Un fiume di denaro dalla Commissione Ue e dagli stessi Paesi europei, compresa l'Italia, è finito in questi anni nelle casse di ong palestinesi che secondo Israele avrebbero connessioni con le organizzazioni terroristiche che operano sulla Striscia di Gaza. Stando ai dati di Ngo Monitor, la banca dati israeliana che mappa i finanziamenti, milioni di euro sono stati donati anche da Roma: 23 milioni tra il 2015 e il 2021 per progetti gestiti da associazioni palestinesi operanti tra Israele, Striscia di Gaza e Cisgiordania. Di questi, una parte sarebbero andati a ong finite da tempo nelle black list di Tel Aviv, per presunti legami con il Fronte popolare per la liberazione della Palestina, considerato da Stati Uniti, Ue, Canada, un'organizzazione terroristica. Per Gerusalemme ci sarebbero nei casi più gravi connessioni con gruppi operanti sotto l'ombrello di Hamas, ma più in generale sarebbero ong che sostengono il cosiddetto «Bds», il movimento di boicottaggio contro lo Stato di Israele.
Nel 2020 il governo israeliano ha emesso una nuova lista nera, con sei associazioni finanziate dalla Ue, chiedendo di interrompere i finanziamenti. Non tutti però hanno creduto alle accuse di Israele. Nel 2021 la Commissione Ue aveva temporaneamente congelato i trasferimenti, ma poi aveva fatto sapere di essere pronta a riattivarli. Paesi come l'Olanda, la Svizzera, hanno invece stoppato le erogazioni. Non lo ha fatto il precedente governo italiano, ministro degli Esteri Luigi Di Maio. Nel caso, per esempio, della palestinese Uawc, l'Olanda ha fermato i finanziamenti per l'evidenza, da un'indagine indipendente, non di passaggi di denaro, ma di legami con gruppi considerati terroristi. La stessa ong è stata coinvolta in alcuni progetti della Agenzia italiana per la cooperazione con finanziamenti a due associazioni che sostengono a loro volta Uawc. Perché molti Stati non hanno ascoltato gli alert israeliani? «Motivazioni politiche, ma anche la difficoltà da un punto di vista giuridico di dimostrare un collegamento diretto che presuppone l'apertura di un procedimento per finanziamento al terrorismo - spiega Lorenzo Vidino, direttore del programma estremismo della George Washington University - la dinamica spesso è quella di un finanziamento indiretto o di rapporti tra un'organizzazione basata in Europa con Hamas e altre organizzazioni terroristiche. Poi i fondi magari vanno davvero a scuole e orfanotrofi, ma sono sotto il controllo di Hamas, sono il suo braccio sociale. Le ong sono state usate così anche da Al Qaeda».

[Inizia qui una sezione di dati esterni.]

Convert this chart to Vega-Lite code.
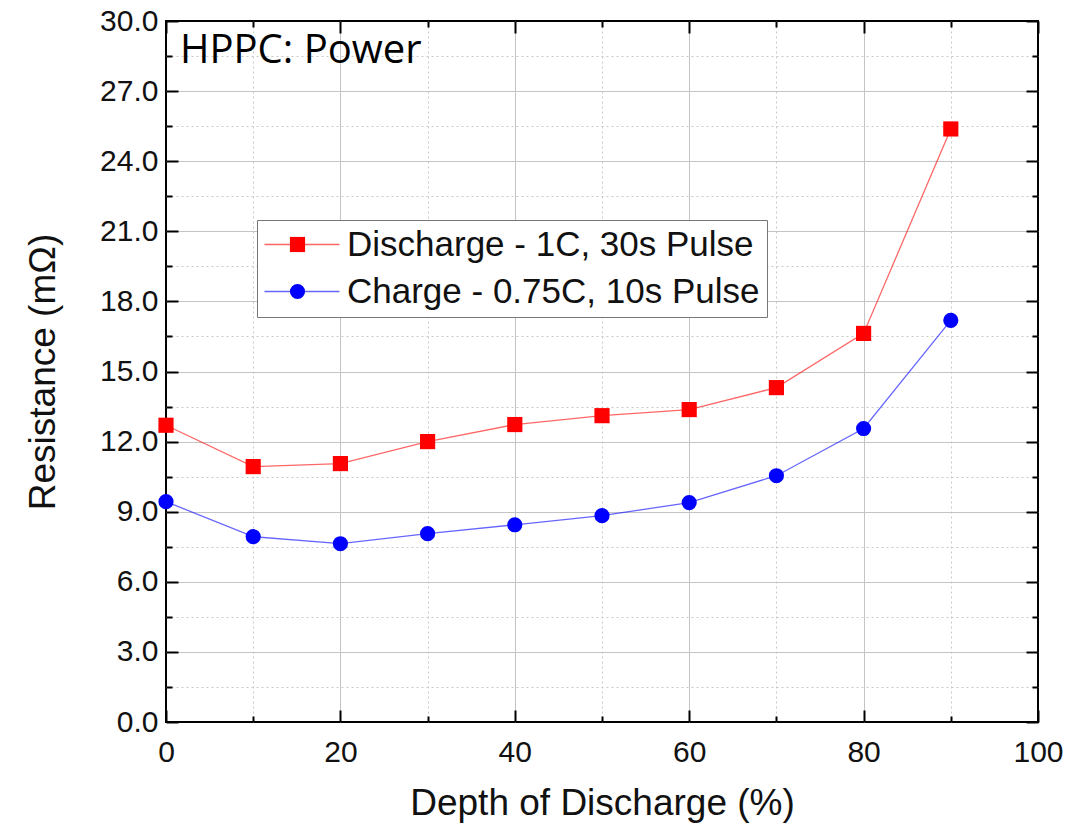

Del resto nel 2021, dopo che sei ong erano state messe al bando da Israele, la nostra Camera dei deputati ospitava una video audizione di due delle organizzazioni incriminate, Al Haq - finanziata dall'Italia - e Addameer, nell'indignazione della comunità ebraica. Presiedeva la seduta della sottocommissione dei diritti umani Laura Boldrini, che evidenziava l'assenza di prove a sostegno delle accuse di Israele, così come aveva fatto anche l'Onu. Uno degli auditi, Shawan Jabarin, direttore di Al Haq, rilanciava le accuse contro Tel Aviv, «vogliono zittirci», e parlava così di Israele: «Non è uno stato democratico, per noi non è solo una potenza occupante è un sistema di apartheid coloniale». Secondo Ngo Monitor negli anni l'Italia, tramite un'altra ong ha sostenuto indirettamente anche progetti del Centro di Sviluppo di Ma'an. Un dipendente, Ahmad Abdallah Aladini, sarebbe stato membro del Fronte popolare. Prima di rimanere ucciso nel 2018, sulla sua pagina Facebook, postava propaganda, e inneggiava ai martiri di Hamas.
«In quel territorio non c'è foglia che si muova senza il controllo di Hamas - dice ancora Vidino - quando si hanno tre quattro passaggi di fondi da un'organizzazione A a una B, e poi a una C e D, è molto difficile capire questi fondi dove vadano a finire».